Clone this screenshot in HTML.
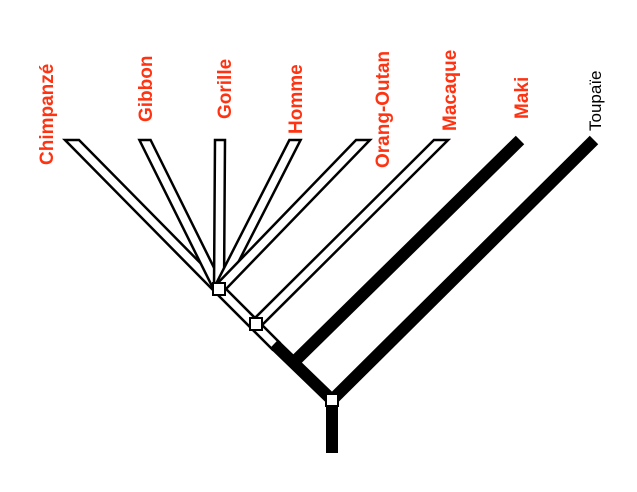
<!DOCTYPE html>
<html><head><style>body{margin:0;background:#fff}</style></head><body>
<svg id="s" width="637" height="487" xmlns="http://www.w3.org/2000/svg">
<g id="h"></g>
<g stroke="#000" stroke-width="12">
<line x1="274" y1="344" x2="332" y2="400"/>
<line x1="520" y1="140" x2="293" y2="363"/>
<line x1="594" y1="140" x2="332" y2="400"/>
<line x1="332" y1="400" x2="332" y2="453"/>
</g>
<g fill="#fff" stroke="#000" stroke-width="2">
<rect x="213" y="283" width="12" height="12"/>
<rect x="250" y="318" width="12" height="12"/>
<rect x="326" y="394" width="12" height="12"/>
</g>
<g font-family="Liberation Sans, Arial, sans-serif" font-size="19" font-weight="bold" fill="#ff3311">
<text transform="translate(53,165) rotate(-90)">Chimpanzé</text>
<text transform="translate(152,122) rotate(-90)">Gibbon</text>
<text transform="translate(231,119) rotate(-90)">Gorille</text>
<text transform="translate(302,134) rotate(-90)">Homme</text>
<text transform="translate(389,168) rotate(-90)">Orang-Outan</text>
<text transform="translate(456,131) rotate(-90)">Macaque</text>
<text transform="translate(528,119) rotate(-90)">Maki</text>
</g>
<text transform="translate(601,131) rotate(-90)" font-family="Liberation Sans, Arial, sans-serif" font-size="17" fill="#000">Toupaïe</text>
</svg>
<script>
var L=[[72,140,219,289,1],[145,140,219,289,1],[220,140,219,289,1],[295,140,219,289,1],[363,140,219,289,1],[441,140,256,324,1],[219,289,276,346,0]];
var g=document.getElementById('h'),o='';
L.forEach(function(a){var dx=a[2]-a[0],dy=a[3]-a[1],l=Math.hypot(dx,dy),w=5,nx=-dy/l*w,ny=dx/l*w,p;
if(a[4]){var hw=w*l/Math.abs(dy);p=[[a[0]-hw,a[1]],[a[0]+hw,a[1]],[a[2]-nx,a[3]-ny],[a[2]+nx,a[3]+ny]];
p=[[a[0]-hw,a[1]],[a[0]+hw,a[1]]];var q=[[a[2]+nx,a[3]+ny],[a[2]-nx,a[3]-ny]];q.sort(function(u,v){return v[0]-u[0]});p=p.concat(q);}
else p=[[a[0]+nx,a[1]+ny],[a[2]+nx,a[3]+ny],[a[2]-nx,a[3]-ny],[a[0]-nx,a[1]-ny]];
o+='<polygon points="'+p.map(function(q){return q.join(',')}).join(' ')+'" fill="#fff" stroke="#000" stroke-width="2.5"/>';});
g.innerHTML=o;
</script>
</body></html>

^^^^

● Exercise objective: Repeat the full listing above exactly, with no pictures in the copy.

● Answer below:
Clone this screenshot in HTML.
<!DOCTYPE html>
<html><head><style>body{margin:0;background:#fff}</style></head><body>
<svg id="s" width="637" height="487" xmlns="http://www.w3.org/2000/svg">
<g id="h"></g>
<g stroke="#000" stroke-width="12">
<line x1="274" y1="344" x2="332" y2="400"/>
<line x1="520" y1="140" x2="293" y2="363"/>
<line x1="594" y1="140" x2="332" y2="400"/>
<line x1="332" y1="400" x2="332" y2="453"/>
</g>
<g fill="#fff" stroke="#000" stroke-width="2">
<rect x="213" y="283" width="12" height="12"/>
<rect x="250" y="318" width="12" height="12"/>
<rect x="326" y="394" width="12" height="12"/>
</g>
<g font-family="Liberation Sans, Arial, sans-serif" font-size="19" font-weight="bold" fill="#ff3311">
<text transform="translate(53,165) rotate(-90)">Chimpanzé</text>
<text transform="translate(152,122) rotate(-90)">Gibbon</text>
<text transform="translate(231,119) rotate(-90)">Gorille</text>
<text transform="translate(302,134) rotate(-90)">Homme</text>
<text transform="translate(389,168) rotate(-90)">Orang-Outan</text>
<text transform="translate(456,131) rotate(-90)">Macaque</text>
<text transform="translate(528,119) rotate(-90)">Maki</text>
</g>
<text transform="translate(601,131) rotate(-90)" font-family="Liberation Sans, Arial, sans-serif" font-size="17" fill="#000">Toupaïe</text>
</svg>
<script>
var L=[[72,140,219,289,1],[145,140,219,289,1],[220,140,219,289,1],[295,140,219,289,1],[363,140,219,289,1],[441,140,256,324,1],[219,289,276,346,0]];
var g=document.getElementById('h'),o='';
L.forEach(function(a){var dx=a[2]-a[0],dy=a[3]-a[1],l=Math.hypot(dx,dy),w=5,nx=-dy/l*w,ny=dx/l*w,p;
if(a[4]){var hw=w*l/Math.abs(dy);p=[[a[0]-hw,a[1]],[a[0]+hw,a[1]],[a[2]-nx,a[3]-ny],[a[2]+nx,a[3]+ny]];
p=[[a[0]-hw,a[1]],[a[0]+hw,a[1]]];var q=[[a[2]+nx,a[3]+ny],[a[2]-nx,a[3]-ny]];q.sort(function(u,v){return v[0]-u[0]});p=p.concat(q);}
else p=[[a[0]+nx,a[1]+ny],[a[2]+nx,a[3]+ny],[a[2]-nx,a[3]-ny],[a[0]-nx,a[1]-ny]];
o+='<polygon points="'+p.map(function(q){return q.join(',')}).join(' ')+'" fill="#fff" stroke="#000" stroke-width="2.5"/>';});
g.innerHTML=o;
</script>
</body></html>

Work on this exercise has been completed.